• Stated goal:
What is needed is an exact copy of the lines from the one containing "The picture is" to the one containing "ax.axhline(t, color=grid_color, linewidth=5, zorder=1)", both lines included, and no other lines.

• Data lines:
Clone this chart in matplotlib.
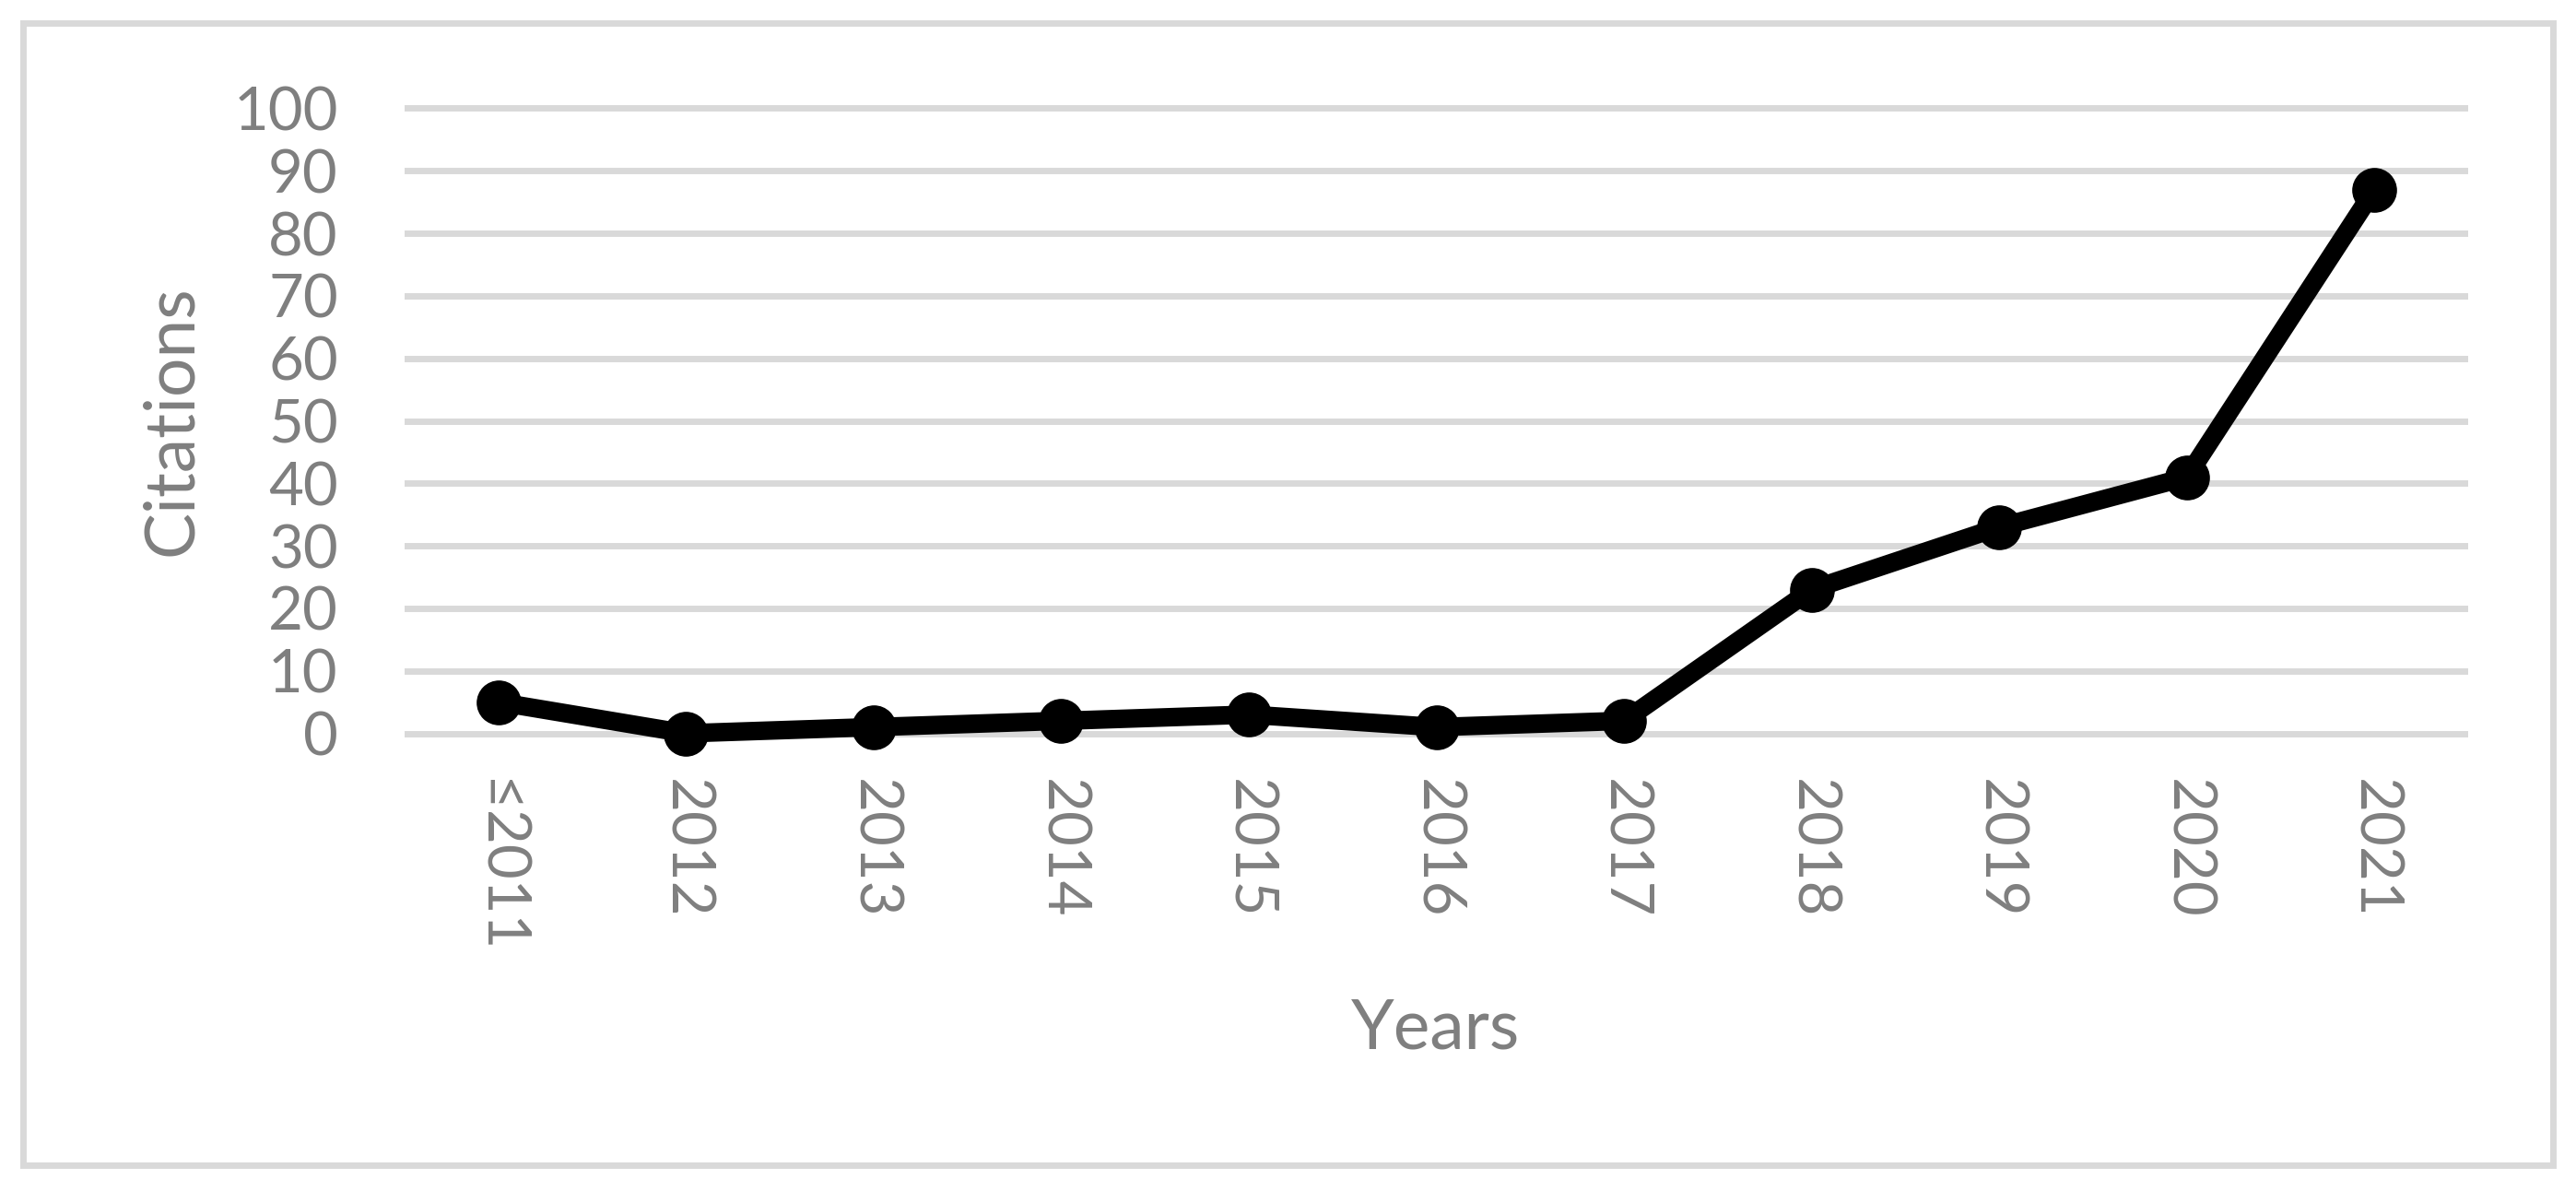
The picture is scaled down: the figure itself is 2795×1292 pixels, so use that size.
import matplotlib
matplotlib.use("Agg")
import matplotlib.pyplot as plt
from matplotlib.patches import Rectangle

# =========================
# Data
# =========================

years = ["≤2011", "2012", "2013", "2014", "2015", "2016",
         "2017", "2018", "2019", "2020", "2021"]

citations = [5, 0, 1, 2, 3, 1, 2, 23, 33, 41, 87]

y_ticks = [0, 10, 20, 30, 40, 50, 60, 70, 80, 90, 100]

# =========================
# Figure
# =========================

plt.rcParams['font.family'] = ['Lato', 'DejaVu Sans']

W, H = 2795, 1292
fig = plt.figure(figsize=(W / 100, H / 100), dpi=100)

gray_text = '#7f7f7f'
grid_color = '#d9d9d9'

# outer chart border
fig.patches.append(
    Rectangle(
        (24.5 / W, 1 - 1263.5 / H),
        2745 / W,
        1239 / H,
        transform=fig.transFigure,
        fill=False,
        edgecolor=grid_color,
        linewidth=5
    )
)

ax = fig.add_axes([439 / W, 1 - 809.1 / H, 2239 / W, 705.2 / H])

x = list(range(len(years)))

for t in y_ticks:
    ax.axhline(t, color=grid_color, linewidth=5, zorder=1)

ax.plot(
    x,
    citations,
    color='black',
    linewidth=14.5,
    marker='o',
    markersize=34,
    clip_on=False,
    zorder=3
)

ax.set_xlim(-0.5, len(years) - 0.5)
ax.set_ylim(-2, 102)

ax.set_xticks(x)
ax.set_xticklabels(years, rotation=270, fontsize=47, color=gray_text)
ax.set_yticks(y_ticks)
ax.set_yticklabels([str(t) for t in y_ticks], fontsize=47, color=gray_text)

ax.tick_params(axis='x', length=0, pad=26)
ax.tick_params(axis='y', length=0, pad=52)

for side in ['top', 'right', 'bottom', 'left']:
    ax.spines[side].set_visible(False)

# =========================
# Axis titles
# =========================

fig.text(187 / W, 1 - 456 / H, "Citations", rotation=90,
         ha='center', va='center', fontsize=54, color=gray_text)

fig.text(1558 / W, 1 - 1137 / H, "Years",
         ha='center', va='baseline', fontsize=54, color=gray_text)

plt.savefig("out.png", dpi=100)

• Solution to the problem:
The picture is scaled down: the figure itself is 2795×1292 pixels, so use that size.
import matplotlib
matplotlib.use("Agg")
import matplotlib.pyplot as plt
from matplotlib.patches import Rectangle

# =========================
# Data
# =========================

years = ["≤2011", "2012", "2013", "2014", "2015", "2016",
         "2017", "2018", "2019", "2020", "2021"]

citations = [5, 0, 1, 2, 3, 1, 2, 23, 33, 41, 87]

y_ticks = [0, 10, 20, 30, 40, 50, 60, 70, 80, 90, 100]

# =========================
# Figure
# =========================

plt.rcParams['font.family'] = ['Lato', 'DejaVu Sans']

W, H = 2795, 1292
fig = plt.figure(figsize=(W / 100, H / 100), dpi=100)

gray_text = '#7f7f7f'
grid_color = '#d9d9d9'

# outer chart border
fig.patches.append(
    Rectangle(
        (24.5 / W, 1 - 1263.5 / H),
        2745 / W,
        1239 / H,
        transform=fig.transFigure,
        fill=False,
        edgecolor=grid_color,
        linewidth=5
    )
)

ax = fig.add_axes([439 / W, 1 - 809.1 / H, 2239 / W, 705.2 / H])

x = list(range(len(years)))

for t in y_ticks:
    ax.axhline(t, color=grid_color, linewidth=5, zorder=1)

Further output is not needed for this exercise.